Auto scaling isn't just about throwing more machines at a problem. It's about being surgical — knowing exactly when to scale, what to scale, and how fast to do it without burning money on idle capacity.
The Two Schools of Scaling
Before you write a single line of scaling logic, you need to decide your philosophy:
Horizontal scaling (adding more instances) is the default for Python web apps. Your app is already stateless thanks to a design that stores sessions in Redis or a database. You can spin up 100 identical Gunicorn workers behind a load balancer.
Vertical scaling (bigger machines) still matters for certain workloads — think data processing pipelines that pin a CPU for minutes at a time. Python's GIL makes vertical scaling less efficient for I/O-bound apps, but for CPU-heavy tasks, a single beefy instance can outperform ten small ones.
The smartest strategy? Use vertical scaling as your floor (a minimum instance size that handles baseline traffic) and horizontal scaling as your ceiling.
Metrics That Actually Matter
CPU utilization at 80%? That's a lagging indicator. By the time your CPU graphs a spike, users are already refreshing the page.
Leading indicators worth tracking:
- Request queue depth — If your app is piling up requests in the buffer, you're already underwater. Alert at queue depth > 10.
- p95 response time — Average response times lie. The slowest 5% of requests tell you when your system is choking.
- Connection pool exhaustion — Database connections sitting at 80% of max? That's a ticking bomb.
Pro tip: Build a custom metric that measures requests per second per active thread. When that number drops below your baseline, it means threads are stuck waiting on something — typically a database query or external API call.
The Cooldown Problem
Here's where most auto-scalers fail: oscillation.

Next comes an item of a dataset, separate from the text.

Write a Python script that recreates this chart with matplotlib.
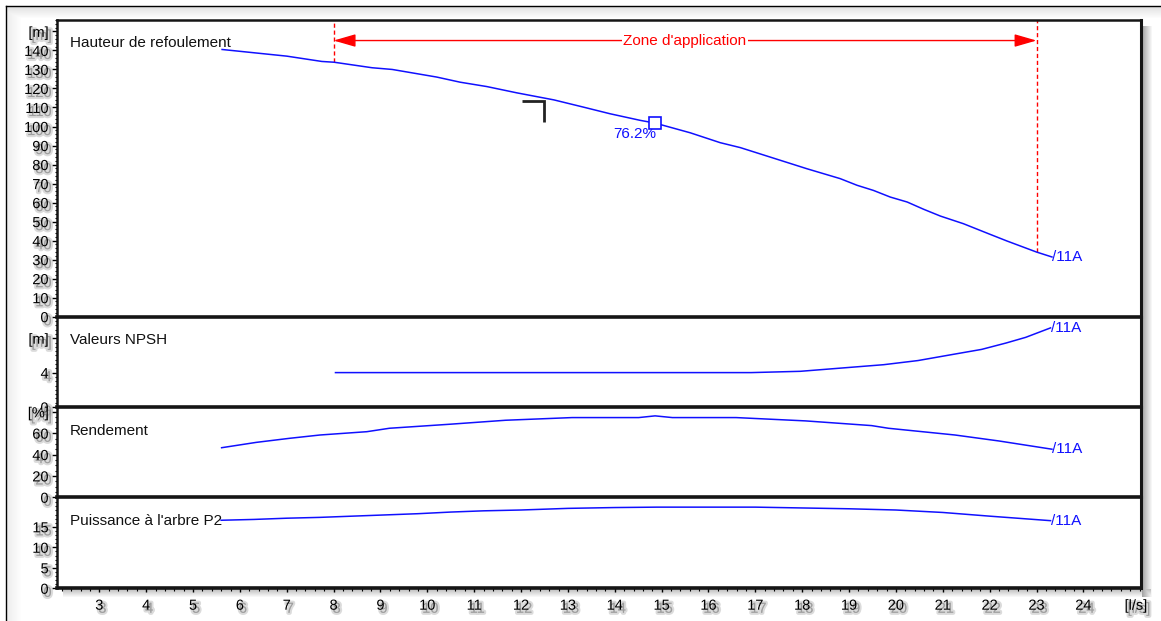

Traffic spikes, your scaler adds two instances. Traffic drops, your scaler removes one. Traffic spikes again, adds one back. Repeat forever. You pay for instances that are constantly being provisioned and terminated.
The fix is a cooldown period. AWS Auto Scaling Groups have a "Default Cooldown" of 300 seconds for a reason. But that's too slow for bursty traffic.
Instead, implement an exponential backoff on scale-downs: - If traffic hasn't dropped below your threshold for 5 minutes, remove one instance. - Wait another 5 minutes. If still low, remove another. - Never remove more than 20% of your fleet in a single cooldown window.
And for scale-ups? Use a step scaling policy. Don't add one instance at a time — add 20% of your current capacity in one shot. Users don't wait for gradual growth.
Predictive Scaling: The Crystal Ball
Reactive scaling is fine for unexpected spikes. But most traffic patterns are predictable.
Your app gets 10x traffic at 9 AM when the East Coast logs in. Your batch jobs run at midnight. Your marketing email goes out at 2 PM on Tuesdays.
Train a simple linear regression on your traffic history and use that to pre-warm instances before the spike hits. Services like AWS Predictive Scaling do this natively, but you can build your own with a cron job that reads from CloudWatch or Datadog.
The math is straightforward:
# Simple prediction using last 7 days of hourly data
predictions = model.predict([[hour_of_day, day_of_week, is_holiday]])
Schedule your scale-up action 10 minutes before predicted peak. Give your instances time to boot, register with the load balancer, and warm their caches.
Circuit Breakers and Emergency Protocols
No matter how good your scaling logic, you need a kill switch.
Implement a safety cap: never exceed 5x your normal peak capacity. If auto-scaling tries to spin up the 100th instance, something else is fundamentally broken — maybe your database can't handle that load anyway.
And have a panic button. A one-click deploy that locks your current instance count and disables auto-scaling. When your metrics go completely haywire (every p95 request takes 30 seconds), manual intervention is faster than debugging your auto-scaling code.
The Survivor's Checklist
Before you launch your auto-scaling in production:
- Test with a traffic simulator — Locust or k6, not a script that sends 10 concurrent requests.
- Set minimum and maximum limits — No infinite scaling bills.
- Warm your caches — A fresh instance hitting a cold Redis will crater your response times.
- Monitor the scaler itself — Your auto-scaling decisions should produce their own metrics. Log every scale event with a reason code.
The best auto-scaling strategy feels boring. You shouldn't know it's happening. When your site survives a Reddit hug of death and your p99 latency barely twitches, you've done it right.